Fast Calculation of Feature Contributions in Boosting Trees

TL;DR

This paper introduces Q-SHAP, an efficient algorithm that significantly reduces the computational complexity of calculating feature contributions in boosting trees, enabling both faster and more accurate global feature importance evaluation.

Contribution

The paper presents Q-SHAP, a novel polynomial-time algorithm for computing Shapley values under quadratic loss, improving efficiency and accuracy over existing methods.

Findings

Q-SHAP reduces computational complexity to polynomial time.

Q-SHAP improves the accuracy of feature-specific R^2 estimates.

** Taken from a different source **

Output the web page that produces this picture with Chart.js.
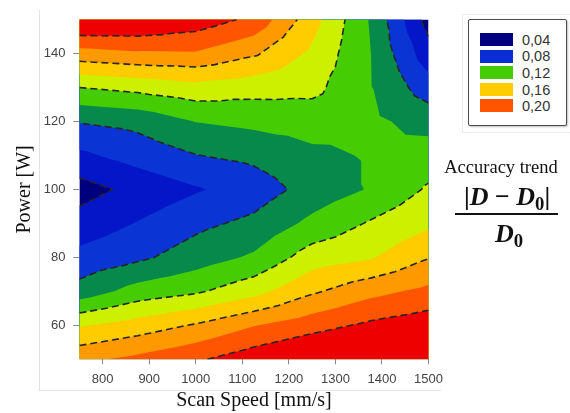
<!DOCTYPE html>
<html>
<head>
<meta charset="utf-8">
<script src="https://cdn.jsdelivr.net/npm/chart.js@4.4.1/dist/chart.umd.min.js"></script>
<style>
  html, body { margin:0; padding:0; background:#fff; width:570px; height:413px; overflow:hidden; position:relative; }
  #frameL { position:absolute; left:39px; top:10px; width:1px; height:381px; background:#e2e2e2; }
  #frameB { position:absolute; left:39px; top:390px; width:402px; height:1px; background:#e2e2e2; }
  #wrap { position:absolute; left:0; top:0; width:450px; height:413px; }
  #legendOuter { position:absolute; left:462px; top:14px; width:120px; height:119px; border:1px solid #ececec; box-sizing:border-box; }
  #legend { position:absolute; left:468px; top:19px; width:99px; height:107px; border:1.5px solid #4a4a4a; border-radius:2px; box-sizing:border-box; background:#fff; box-shadow:1px 1px 2px rgba(0,0,0,0.25); }
  .sw { position:absolute; left:11px; width:33px; height:13px; }
  .lb { position:absolute; left:53px; height:14px; line-height:14px; font-family:"Liberation Sans", Arial, sans-serif; font-size:14.5px; color:#333; }
  .serif { font-family:"Liberation Serif", "Times New Roman", serif; color:#111; position:absolute; text-align:center; white-space:nowrap; }
  #acc { left:430px; width:142px; top:157px; font-size:18.5px; line-height:20px; }
  #num { left:456px; width:102px; top:183px; font-size:26px; line-height:28px; font-weight:bold; }
  #bar { position:absolute; left:455px; top:213px; width:103px; height:2px; background:#111; }
  #den { left:456px; width:106px; top:220px; font-size:26px; line-height:28px; font-weight:bold; }
  sub { font-size:0.72em; vertical-align:-0.28em; line-height:0; font-style:normal; }
</style>
</head>
<body>
<div id="frameL"></div>
<div id="frameB"></div>
<div id="wrap"><canvas id="c" width="450" height="413"></canvas></div>
<div id="legendOuter"></div>
<div id="legend"></div>
<div id="acc" class="serif">Accuracy trend</div>
<div id="num" class="serif">|<i>D</i>&nbsp;−&nbsp;<i>D</i><sub>0</sub>|</div>
<div id="bar"></div>
<div id="den" class="serif"><i>D</i><sub>0</sub></div>
<script>
// ---- data ----
const speeds = [750, 875, 1000, 1125, 1250, 1375, 1500];           // Scan Speed [mm/s]
const powers = [50, 60, 70, 80, 90, 100, 110, 120, 130, 140, 150];  // Power [W]
// accuracy trend |D-D0|/D0 at each power, one array per scan speed
const acc750  = [0.175, 0.138, 0.088, 0.066, 0.048, 0.032, 0.056, 0.081, 0.120, 0.172, 0.225];
const acc875  = [0.185, 0.149, 0.108, 0.076, 0.061, 0.046, 0.068, 0.086, 0.126, 0.177, 0.222];
const acc1000 = [0.197, 0.162, 0.117, 0.090, 0.075, 0.058, 0.0795, 0.1005, 0.133, 0.178, 0.212];
const acc1125 = [0.212, 0.179, 0.133, 0.103, 0.085, 0.069, 0.085, 0.105, 0.128, 0.163, 0.195];
const acc1250 = [0.225, 0.192, 0.157, 0.130, 0.105, 0.088, 0.096, 0.108, 0.126, 0.136, 0.148];
const acc1375 = [0.235, 0.204, 0.174, 0.138, 0.122, 0.1015, 0.1015, 0.104, 0.101, 0.1005, 0.0985];
const acc1500 = [0.240, 0.212, 0.185, 0.159, 0.136, 0.1225, 0.109, 0.093, 0.069, 0.048, 0.032];
const accuracyBySpeed = [acc750, acc875, acc1000, acc1125, acc1250, acc1375, acc1500];

const bandLevels = [0.04, 0.06, 0.08, 0.10, 0.12, 0.14, 0.16, 0.18, 0.20];
const bandColors = ['#00007f', '#0416c8', '#0a34d4', '#06894a', '#46cc02', '#cdf000', '#ffcc00', '#ff9900', '#ff5500', '#ef0000'];
const dashedLevels = [0.04, 0.08, 0.12, 0.16, 0.20];
const xTickValues = [800, 900, 1000, 1100, 1200, 1300, 1400, 1500];
const yTickValues = [60, 80, 100, 120, 140];
const legendLabels = ['0,04', '0,08', '0,12', '0,16', '0,20'];
const legendColors = ['#00007f', '#0a2ed4', '#46cc02', '#ffcc00', '#ff5500'];

// ---- legend ----
(function(){
  const lg = document.getElementById('legend');
  const tops = [13, 29.5, 46, 63, 79];
  legendLabels.forEach((t, i) => {
    const s = document.createElement('div'); s.className = 'sw';
    s.style.top = tops[i] + 'px'; s.style.background = legendColors[i]; lg.appendChild(s);
    const l = document.createElement('div'); l.className = 'lb';
    l.style.top = (tops[i] - 0.5) + 'px'; l.textContent = t; lg.appendChild(l);
  });
})();

// ---- triangulated grid ----
function buildTriangles(){
  const tris = [];
  for (let i = 0; i < speeds.length - 1; i++) {
    for (let j = 0; j < powers.length - 1; j++) {
      const node = (a, b) => ({x: speeds[a], y: powers[b], v: accuracyBySpeed[a][b], id: 'n' + a + '_' + b});
      const A = node(i, j), B = node(i+1, j), C = node(i+1, j+1), D = node(i, j+1);
      const E = {x: (A.x + B.x) / 2, y: (A.y + D.y) / 2, v: (A.v + B.v + C.v + D.v) / 4, id: 'c' + i + '_' + j};
      tris.push([A, B, E], [B, C, E], [C, D, E], [D, A, E]);
    }
  }
  return tris;
}
function clipGE(poly, lvl){
  const out = [];
  for (let k = 0; k < poly.length; k++) {
    const a = poly[k], b = poly[(k+1) % poly.length];
    const ain = a.v >= lvl, bin = b.v >= lvl;
    if (ain) out.push(a);
    if (ain !== bin) {
      const t = (lvl - a.v) / (b.v - a.v);
      out.push({x: a.x + t*(b.x - a.x), y: a.y + t*(b.y - a.y), v: lvl});
    }
  }
  return out;
}

const contourPlugin = {
  id: 'contour',
  beforeDatasetsDraw(chart){
    const {ctx, chartArea: ca, scales: {x, y}} = chart;
    const tris = buildTriangles();
    const px = p => [x.getPixelForValue(p.x), y.getPixelForValue(p.y)];
    ctx.save();
    ctx.beginPath(); ctx.rect(ca.left, ca.top, ca.right - ca.left, ca.bottom - ca.top); ctx.clip();
    // filled bands, painted from lowest to highest
    for (let k = 0; k < bandColors.length; k++) {
      const lo = k === 0 ? -Infinity : bandLevels[k-1];
      ctx.beginPath();
      tris.forEach(t => {
        const p = clipGE(t, lo);
        if (p.length < 3) return;
        p.forEach((q, n) => { const [X, Y] = px(q); n ? ctx.lineTo(X, Y) : ctx.moveTo(X, Y); });
        ctx.closePath();
      });
      ctx.fillStyle = bandColors[k];
      ctx.fill();
    }
    // dashed contour lines (marching triangles, chained)
    ctx.setLineDash([7, 4]);
    ctx.lineWidth = 1.6;
    ctx.strokeStyle = '#262626';
    ctx.lineJoin = 'round';
    dashedLevels.forEach(L => {
      const pts = {}, adj = {};
      const key = (a, b) => a.id < b.id ? a.id + '|' + b.id : b.id + '|' + a.id;
      tris.forEach(t => {
        const cross = [];
        for (let e = 0; e < 3; e++) {
          const a = t[e], b = t[(e+1) % 3];
          if ((a.v >= L) !== (b.v >= L)) {
            const kk = key(a, b);
            const s = (L - a.v) / (b.v - a.v);
            pts[kk] = {x: a.x + s*(b.x - a.x), y: a.y + s*(b.y - a.y)};
            cross.push(kk);
          }
        }
        if (cross.length === 2) {
          (adj[cross[0]] = adj[cross[0]] || []).push(cross[1]);
          (adj[cross[1]] = adj[cross[1]] || []).push(cross[0]);
        }
      });
      const used = new Set();
      const segKey = (a, b) => a < b ? a + '#' + b : b + '#' + a;
      const walk = start => {
        const chain = [start]; let cur = start;
        while (true) {
          const nxt = (adj[cur] || []).find(n => !used.has(segKey(cur, n)));
          if (nxt === undefined) break;
          used.add(segKey(cur, nxt)); chain.push(nxt); cur = nxt;
        }
        return chain;
      };
      const starts = Object.keys(adj).sort((a, b) => adj[a].length - adj[b].length);
      starts.forEach(s => {
        if ((adj[s] || []).every(n => used.has(segKey(s, n)))) return;
        const chain = walk(s);
        if (chain.length < 2) return;
        ctx.beginPath();
        chain.forEach((kk, n) => { const [X, Y] = px(pts[kk]); n ? ctx.lineTo(X, Y) : ctx.moveTo(X, Y); });
        ctx.stroke();
      });
    });
    ctx.restore();
  }
};

new Chart(document.getElementById('c'), {
  type: 'scatter',
  data: { datasets: [{ data: [], pointRadius: 0 }] },
  plugins: [contourPlugin],
  options: {
    responsive: false,
    animation: false,
    layout: { padding: { top: 19.5, right: 20.4, left: 0, bottom: 0 } },
    plugins: { legend: { display: false }, tooltip: { enabled: false } },
    scales: {
      x: {
        type: 'linear', min: 750, max: 1500,
        afterBuildTicks: s => { s.ticks = xTickValues.map(v => ({value: v})); },
        afterFit: s => { s.height = 53.7; },
        ticks: { color: '#444', padding: 7, font: { family: 'Liberation Sans', size: 13 }, callback: v => String(v) },
        grid: { drawOnChartArea: false, drawTicks: true, tickLength: 5, color: '#8a8a8a' },
        border: { display: false },
        title: { display: true, text: 'Scan Speed [mm/s]', color: '#111', padding: { top: 0, bottom: 0 },
                 font: { family: 'Liberation Serif', size: 20 } }
      },
      y: {
        type: 'linear', min: 50, max: 150,
        afterBuildTicks: s => { s.ticks = yTickValues.map(v => ({value: v})); },
        afterFit: s => { s.width = 79.4; },
        ticks: { color: '#444', padding: 8, font: { family: 'Liberation Sans', size: 13 }, callback: v => String(v) },
        grid: { drawOnChartArea: false, drawTicks: true, tickLength: 6, color: '#8a8a8a' },
        border: { display: false },
        title: { display: true, text: 'Power [W]', color: '#111', padding: { top: 13, bottom: 0 },
                 font: { family: 'Liberation Serif', size: 20 } }
      }
    }
  }
});
</script>
</body>
</html>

Simulations demonstrate enhanced efficiency and accuracy of Q-SHAP.

Abstract

Recently, several fast algorithms have been proposed to decompose predicted value into Shapley values, enabling individualized feature contribution analysis in tree models. While such local decomposition offers valuable insights, it underscores the need for a global evaluation of feature contributions. Although coefficients of determination ($R^2$) allow for comparative assessment of individual features, individualizing $R^2$ is challenged by the underlying quadratic losses. To address this, we propose Q-SHAP, an efficient algorithm that reduces the computational complexity of calculating Shapley values for quadratic losses to polynomial time. Our simulations show that Q-SHAP not only improves computational efficiency but also enhances the accuracy of feature-specific $R^2$ estimates.